» EXCERPTED RECORDS:
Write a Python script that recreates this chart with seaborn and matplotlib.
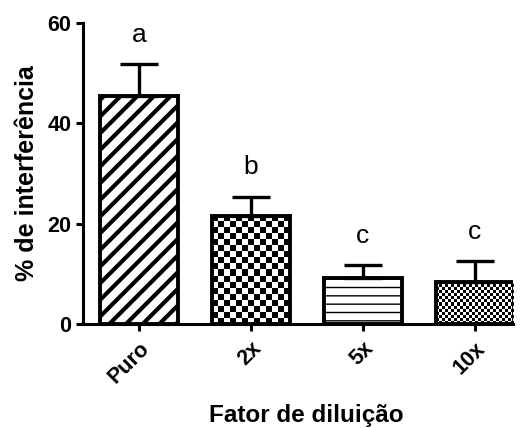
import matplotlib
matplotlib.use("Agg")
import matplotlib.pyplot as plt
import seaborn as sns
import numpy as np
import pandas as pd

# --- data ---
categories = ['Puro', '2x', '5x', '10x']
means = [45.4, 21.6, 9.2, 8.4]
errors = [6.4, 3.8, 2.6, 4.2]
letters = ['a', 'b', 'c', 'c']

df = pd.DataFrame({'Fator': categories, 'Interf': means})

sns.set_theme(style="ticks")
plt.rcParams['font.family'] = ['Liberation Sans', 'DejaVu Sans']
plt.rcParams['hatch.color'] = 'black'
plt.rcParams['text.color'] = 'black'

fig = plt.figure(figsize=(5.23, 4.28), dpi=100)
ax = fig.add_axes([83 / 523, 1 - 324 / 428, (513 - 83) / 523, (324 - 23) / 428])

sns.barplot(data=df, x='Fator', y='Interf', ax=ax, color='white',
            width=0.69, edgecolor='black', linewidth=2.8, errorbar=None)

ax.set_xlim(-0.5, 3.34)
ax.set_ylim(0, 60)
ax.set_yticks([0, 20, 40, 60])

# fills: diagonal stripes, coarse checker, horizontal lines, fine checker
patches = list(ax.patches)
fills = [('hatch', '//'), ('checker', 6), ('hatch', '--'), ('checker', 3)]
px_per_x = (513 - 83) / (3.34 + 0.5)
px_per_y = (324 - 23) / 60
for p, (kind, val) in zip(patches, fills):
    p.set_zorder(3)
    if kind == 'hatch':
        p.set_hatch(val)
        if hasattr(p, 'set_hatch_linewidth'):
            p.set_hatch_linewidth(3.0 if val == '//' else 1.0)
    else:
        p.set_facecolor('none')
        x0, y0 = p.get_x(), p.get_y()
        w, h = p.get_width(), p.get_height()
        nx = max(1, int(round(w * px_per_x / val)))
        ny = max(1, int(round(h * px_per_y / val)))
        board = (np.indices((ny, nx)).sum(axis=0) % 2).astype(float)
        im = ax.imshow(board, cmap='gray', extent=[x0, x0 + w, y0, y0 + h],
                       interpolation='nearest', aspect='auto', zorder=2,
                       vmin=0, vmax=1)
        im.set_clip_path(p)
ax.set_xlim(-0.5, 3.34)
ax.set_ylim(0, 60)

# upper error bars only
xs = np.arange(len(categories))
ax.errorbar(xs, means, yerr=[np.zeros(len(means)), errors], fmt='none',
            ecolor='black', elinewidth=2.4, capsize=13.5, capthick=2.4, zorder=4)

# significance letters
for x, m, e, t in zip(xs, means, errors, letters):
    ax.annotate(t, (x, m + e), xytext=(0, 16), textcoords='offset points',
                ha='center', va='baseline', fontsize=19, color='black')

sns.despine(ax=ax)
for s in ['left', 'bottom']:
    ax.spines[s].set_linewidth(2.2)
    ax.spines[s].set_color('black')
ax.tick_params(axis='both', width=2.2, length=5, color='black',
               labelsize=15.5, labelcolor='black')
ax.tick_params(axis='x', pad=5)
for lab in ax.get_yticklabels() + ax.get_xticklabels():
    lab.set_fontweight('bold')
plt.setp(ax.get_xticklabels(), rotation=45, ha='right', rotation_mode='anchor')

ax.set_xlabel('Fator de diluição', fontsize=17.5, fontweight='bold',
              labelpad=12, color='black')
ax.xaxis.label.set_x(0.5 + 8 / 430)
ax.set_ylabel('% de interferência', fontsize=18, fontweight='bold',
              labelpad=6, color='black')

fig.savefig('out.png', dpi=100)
--
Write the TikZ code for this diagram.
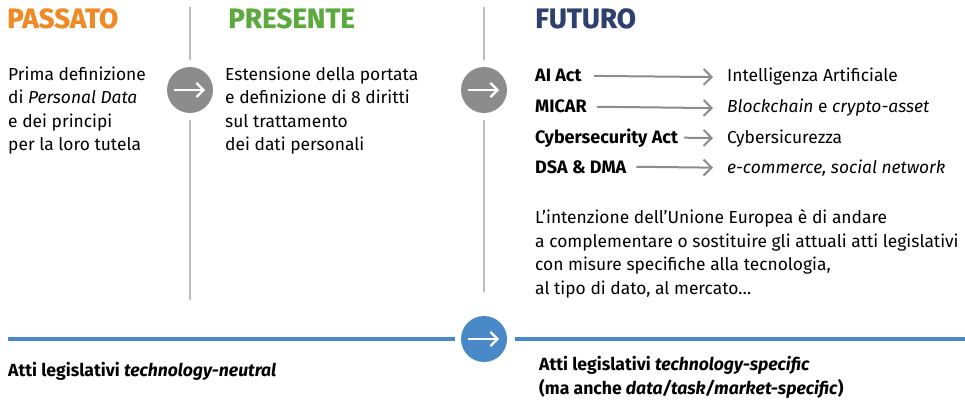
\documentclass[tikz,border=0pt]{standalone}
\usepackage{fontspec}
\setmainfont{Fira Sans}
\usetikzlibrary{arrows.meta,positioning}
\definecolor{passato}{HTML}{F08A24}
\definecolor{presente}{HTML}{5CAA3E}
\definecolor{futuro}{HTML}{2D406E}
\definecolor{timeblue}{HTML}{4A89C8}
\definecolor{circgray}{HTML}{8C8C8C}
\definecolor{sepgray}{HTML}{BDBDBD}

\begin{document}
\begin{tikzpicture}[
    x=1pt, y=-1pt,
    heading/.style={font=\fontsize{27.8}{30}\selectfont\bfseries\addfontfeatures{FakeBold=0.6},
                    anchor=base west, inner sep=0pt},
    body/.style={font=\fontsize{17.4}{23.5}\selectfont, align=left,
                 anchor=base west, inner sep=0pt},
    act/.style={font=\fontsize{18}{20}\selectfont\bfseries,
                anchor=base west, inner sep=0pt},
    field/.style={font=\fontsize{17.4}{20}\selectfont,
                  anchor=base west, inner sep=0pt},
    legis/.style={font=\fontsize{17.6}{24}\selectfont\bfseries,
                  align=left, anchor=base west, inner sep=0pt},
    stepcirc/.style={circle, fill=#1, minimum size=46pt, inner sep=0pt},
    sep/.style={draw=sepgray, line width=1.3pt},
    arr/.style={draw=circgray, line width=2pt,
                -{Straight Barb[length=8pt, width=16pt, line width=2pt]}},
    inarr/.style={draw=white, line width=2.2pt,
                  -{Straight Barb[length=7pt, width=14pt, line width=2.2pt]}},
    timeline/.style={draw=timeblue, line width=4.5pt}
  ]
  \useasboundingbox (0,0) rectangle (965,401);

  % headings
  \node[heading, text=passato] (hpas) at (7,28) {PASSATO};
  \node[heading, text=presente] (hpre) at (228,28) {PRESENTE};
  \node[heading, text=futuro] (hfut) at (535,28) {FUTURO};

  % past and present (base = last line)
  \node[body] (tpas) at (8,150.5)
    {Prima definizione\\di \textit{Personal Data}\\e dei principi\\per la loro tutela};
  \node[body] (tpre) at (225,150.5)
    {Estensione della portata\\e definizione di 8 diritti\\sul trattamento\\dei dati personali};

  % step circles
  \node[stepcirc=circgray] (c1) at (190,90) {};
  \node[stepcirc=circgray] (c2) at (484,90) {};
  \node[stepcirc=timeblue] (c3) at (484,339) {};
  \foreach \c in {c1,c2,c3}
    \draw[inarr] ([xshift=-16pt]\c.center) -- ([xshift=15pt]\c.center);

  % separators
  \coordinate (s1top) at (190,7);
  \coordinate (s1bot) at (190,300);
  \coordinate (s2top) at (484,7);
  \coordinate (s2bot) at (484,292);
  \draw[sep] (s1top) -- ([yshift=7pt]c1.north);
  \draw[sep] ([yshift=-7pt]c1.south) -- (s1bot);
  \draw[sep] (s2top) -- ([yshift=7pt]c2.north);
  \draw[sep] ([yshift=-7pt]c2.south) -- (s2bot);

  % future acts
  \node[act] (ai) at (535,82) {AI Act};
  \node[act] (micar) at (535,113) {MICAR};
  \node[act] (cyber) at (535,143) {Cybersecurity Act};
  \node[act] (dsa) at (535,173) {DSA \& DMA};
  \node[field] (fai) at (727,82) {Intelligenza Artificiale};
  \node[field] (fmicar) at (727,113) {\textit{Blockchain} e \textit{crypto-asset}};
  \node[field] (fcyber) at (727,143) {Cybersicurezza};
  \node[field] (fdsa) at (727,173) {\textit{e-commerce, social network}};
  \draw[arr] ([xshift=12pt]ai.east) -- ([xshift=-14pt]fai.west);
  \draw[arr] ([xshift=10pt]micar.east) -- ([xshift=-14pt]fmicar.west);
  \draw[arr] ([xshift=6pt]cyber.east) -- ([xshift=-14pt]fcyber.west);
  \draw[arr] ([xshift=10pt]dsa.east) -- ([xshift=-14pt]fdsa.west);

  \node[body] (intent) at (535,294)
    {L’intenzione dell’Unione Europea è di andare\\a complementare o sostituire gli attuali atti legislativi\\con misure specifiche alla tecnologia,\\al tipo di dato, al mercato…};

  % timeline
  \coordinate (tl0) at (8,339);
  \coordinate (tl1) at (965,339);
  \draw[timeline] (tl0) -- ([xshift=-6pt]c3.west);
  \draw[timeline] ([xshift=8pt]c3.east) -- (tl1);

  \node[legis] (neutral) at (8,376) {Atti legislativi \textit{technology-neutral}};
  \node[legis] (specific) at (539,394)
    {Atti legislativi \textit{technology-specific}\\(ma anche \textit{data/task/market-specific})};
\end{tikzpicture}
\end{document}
--
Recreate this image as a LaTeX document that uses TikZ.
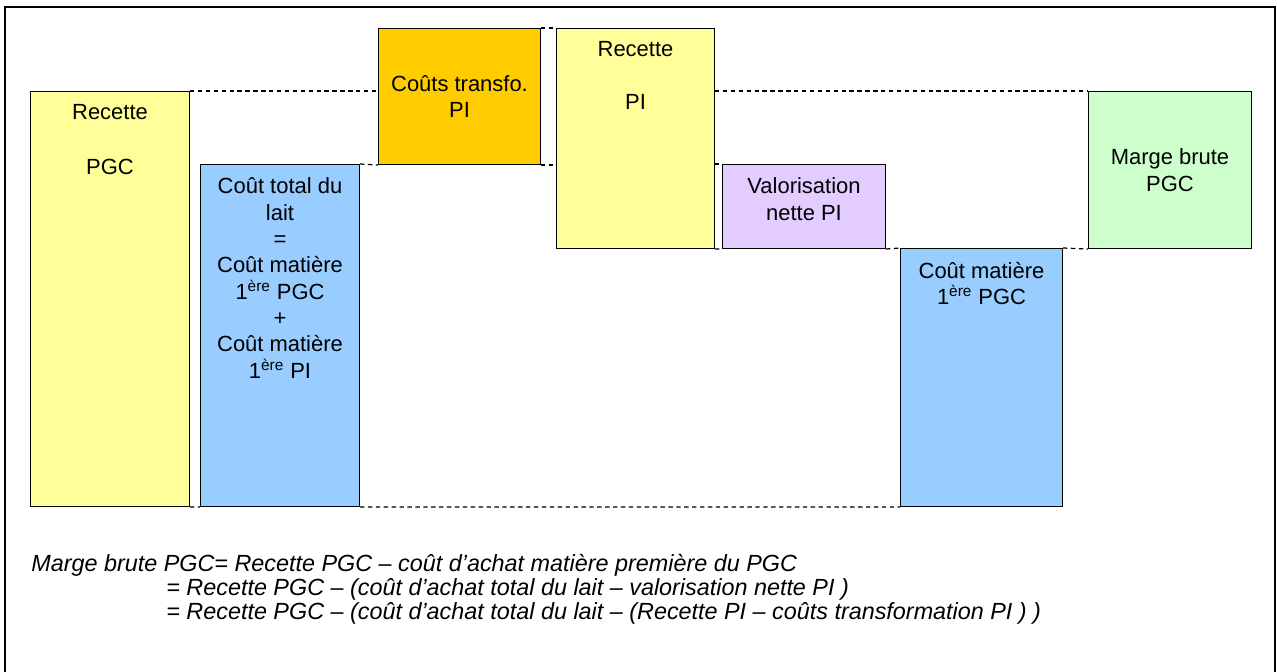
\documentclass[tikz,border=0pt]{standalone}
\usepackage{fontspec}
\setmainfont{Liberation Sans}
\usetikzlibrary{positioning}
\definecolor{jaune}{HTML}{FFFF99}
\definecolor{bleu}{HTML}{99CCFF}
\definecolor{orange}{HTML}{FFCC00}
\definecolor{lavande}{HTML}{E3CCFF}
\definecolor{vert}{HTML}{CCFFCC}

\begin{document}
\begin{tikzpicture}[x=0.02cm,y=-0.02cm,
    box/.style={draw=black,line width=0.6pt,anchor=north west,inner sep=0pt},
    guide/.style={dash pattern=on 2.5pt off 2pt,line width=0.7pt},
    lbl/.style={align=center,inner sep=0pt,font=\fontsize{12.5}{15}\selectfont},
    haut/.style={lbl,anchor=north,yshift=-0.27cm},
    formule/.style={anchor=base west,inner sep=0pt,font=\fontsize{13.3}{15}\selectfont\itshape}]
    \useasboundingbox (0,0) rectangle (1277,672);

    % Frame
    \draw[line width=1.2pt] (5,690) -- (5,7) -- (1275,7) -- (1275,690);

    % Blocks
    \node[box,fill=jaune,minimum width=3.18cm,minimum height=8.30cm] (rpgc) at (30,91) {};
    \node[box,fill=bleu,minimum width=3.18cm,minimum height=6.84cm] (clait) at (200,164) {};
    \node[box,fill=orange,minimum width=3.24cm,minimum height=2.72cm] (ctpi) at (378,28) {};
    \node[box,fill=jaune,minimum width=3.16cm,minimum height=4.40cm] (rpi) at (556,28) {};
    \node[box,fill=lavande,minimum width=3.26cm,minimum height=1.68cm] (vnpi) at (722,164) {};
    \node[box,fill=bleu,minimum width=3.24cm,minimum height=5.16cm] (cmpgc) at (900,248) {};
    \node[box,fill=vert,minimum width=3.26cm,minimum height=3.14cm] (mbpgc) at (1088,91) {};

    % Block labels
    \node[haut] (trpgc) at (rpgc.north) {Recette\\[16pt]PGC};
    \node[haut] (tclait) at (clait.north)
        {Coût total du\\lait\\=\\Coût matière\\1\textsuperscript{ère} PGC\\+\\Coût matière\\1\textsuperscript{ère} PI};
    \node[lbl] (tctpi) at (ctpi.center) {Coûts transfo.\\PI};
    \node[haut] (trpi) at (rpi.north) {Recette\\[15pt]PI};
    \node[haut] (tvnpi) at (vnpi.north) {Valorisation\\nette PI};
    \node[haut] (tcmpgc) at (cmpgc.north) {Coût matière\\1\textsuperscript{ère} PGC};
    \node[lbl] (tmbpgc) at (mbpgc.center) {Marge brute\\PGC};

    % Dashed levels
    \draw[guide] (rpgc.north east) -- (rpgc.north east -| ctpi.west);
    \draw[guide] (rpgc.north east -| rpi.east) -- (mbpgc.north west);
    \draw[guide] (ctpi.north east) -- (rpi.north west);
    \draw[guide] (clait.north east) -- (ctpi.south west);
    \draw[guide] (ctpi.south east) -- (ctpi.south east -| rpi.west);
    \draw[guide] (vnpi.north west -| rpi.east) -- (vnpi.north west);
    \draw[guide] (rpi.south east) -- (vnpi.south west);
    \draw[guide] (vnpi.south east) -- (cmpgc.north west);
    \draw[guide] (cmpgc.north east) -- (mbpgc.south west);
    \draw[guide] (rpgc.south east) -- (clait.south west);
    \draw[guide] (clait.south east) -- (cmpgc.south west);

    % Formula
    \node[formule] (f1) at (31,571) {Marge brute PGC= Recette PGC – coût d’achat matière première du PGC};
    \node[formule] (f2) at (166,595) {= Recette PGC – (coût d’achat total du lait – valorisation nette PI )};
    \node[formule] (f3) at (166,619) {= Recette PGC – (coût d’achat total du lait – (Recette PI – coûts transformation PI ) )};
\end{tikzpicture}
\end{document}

» TASK GOAL: Within the entries above, give again exactly the lines starting at the one that contains "Write a Python" and ending at the one that contains "width=0.69, edgecolor='black', linewidth=2.8, errorbar=None)", leaving out the pictures.

» SOLUTION TO THIS PROBLEM:
Write a Python script that recreates this chart with seaborn and matplotlib.
import matplotlib
matplotlib.use("Agg")
import matplotlib.pyplot as plt
import seaborn as sns
import numpy as np
import pandas as pd

# --- data ---
categories = ['Puro', '2x', '5x', '10x']
means = [45.4, 21.6, 9.2, 8.4]
errors = [6.4, 3.8, 2.6, 4.2]
letters = ['a', 'b', 'c', 'c']

df = pd.DataFrame({'Fator': categories, 'Interf': means})

sns.set_theme(style="ticks")
plt.rcParams['font.family'] = ['Liberation Sans', 'DejaVu Sans']
plt.rcParams['hatch.color'] = 'black'
plt.rcParams['text.color'] = 'black'

fig = plt.figure(figsize=(5.23, 4.28), dpi=100)
ax = fig.add_axes([83 / 523, 1 - 324 / 428, (513 - 83) / 523, (324 - 23) / 428])

sns.barplot(data=df, x='Fator', y='Interf', ax=ax, color='white',
            width=0.69, edgecolor='black', linewidth=2.8, errorbar=None)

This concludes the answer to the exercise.